Quoc Le — Research scientist at Google who co-developed sequence-to-sequence learning and the Smart Reply feature in Gmail/Inbox.

The gist

This is a technical lecture in which Quoc Le builds up sequence-to-sequence (seq2seq) deep learning from first principles. He starts with a simple yes/no email auto-reply classifier using bag-of-words and logistic regression, then introduces recurrent networks to preserve word ordering, and finally the encoder-decoder architecture that maps variable-length inputs to variable-length outputs. He covers training with stochastic gradient descent and auto-differentiation, prediction via greedy and beam search decoding, and the attention mechanism that fixes the fixed-length-representation bottleneck.
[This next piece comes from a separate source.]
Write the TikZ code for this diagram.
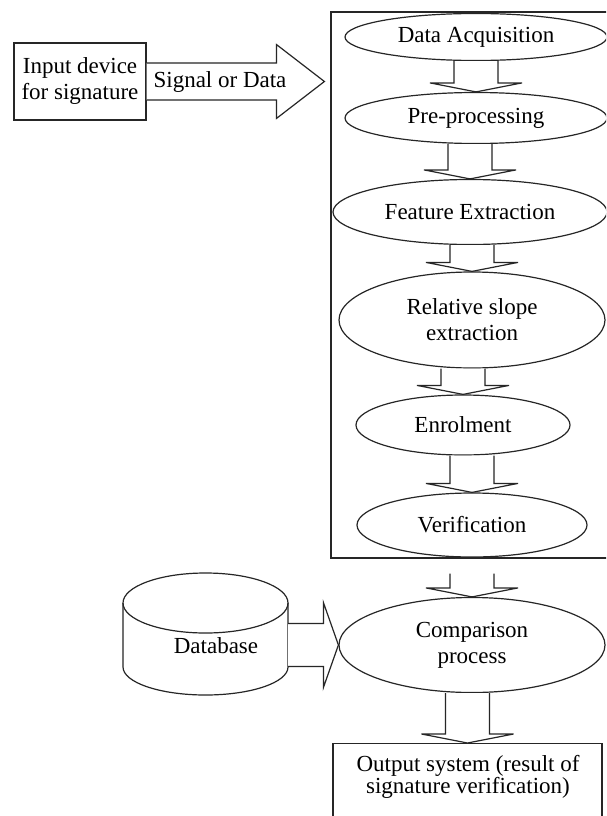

He discusses real applications including Google's Smart Reply, machine translation, image captioning, and speech recognition, and closes with active research areas like memory-augmented and operation-augmented neural networks for question answering and reasoning.

Big reveals

  • The Smart Reply feature in Google Inbox is already running this seq2seq system in production to suggest email replies.
  • The three suggested replies shown in Smart Reply are the top beams from beam search, with a heuristic added to make them diverse.
  • Smart Reply is actually two algorithms combined: one decides whether an email should get a reply, then a second generates the reply.
  • The fixed-length representation between encoder and decoder is a bottleneck, which the attention mechanism (invented at University of Montreal) solves.
  • For speech, seq2seq with attention does not yet beat CTC or HMM-DNN hybrid systems in published results, unlike in translation where it is state-of-the-art.
  • Question-answering can be framed as seq2seq with attention reading a book or Wikipedia page, motivating memory-augmented networks so the model doesn't reread.
  • Operation-augmented networks (neural programmers) let a network call functions like addition and subtraction to answer numeric reasoning questions.

Things worth remembering

  • The whole talk is motivated by Quoc Le returning from vacation to 508 emails, many needing only yes/no answers.
  • Word vectors number equals vocabulary size (about 20,000 rows in matrix U), while hidden dimension is a free model-selection choice.
  • When the vocabulary has 20,000 choices, the binary logistic regression is expanded to a softmax over all 20,000 output tokens.
  • The first seq2seq attempt failed because the model never knew its own previous prediction; feeding outputs back as inputs (auto-regressive) fixed it.
  • In practice RNNs are unrolled to about 400 steps because longer becomes too expensive to compute and update.
  • Scheduled sampling feeds the model's own sampled outputs during training so it learns to recover from its bad predictions.
  • Gradient clipping (e.g. cap magnitude at 10) is used to combat exploding gradients from repeated matrix multiplication.
  • Sequence-level training optimizes whole-sequence metrics like BLEU, but humans still prefer outputs from the standard next-step prediction model.
  • Translation models reach state-of-the-art on only about 3-5 million sentence pairs (e.g. English-German), which is relatively small.
  • Skip-thoughts (with Ruslan Salakhutdinov) uses seq2seq to predict neighboring sentences, producing embeddings useful for document classification.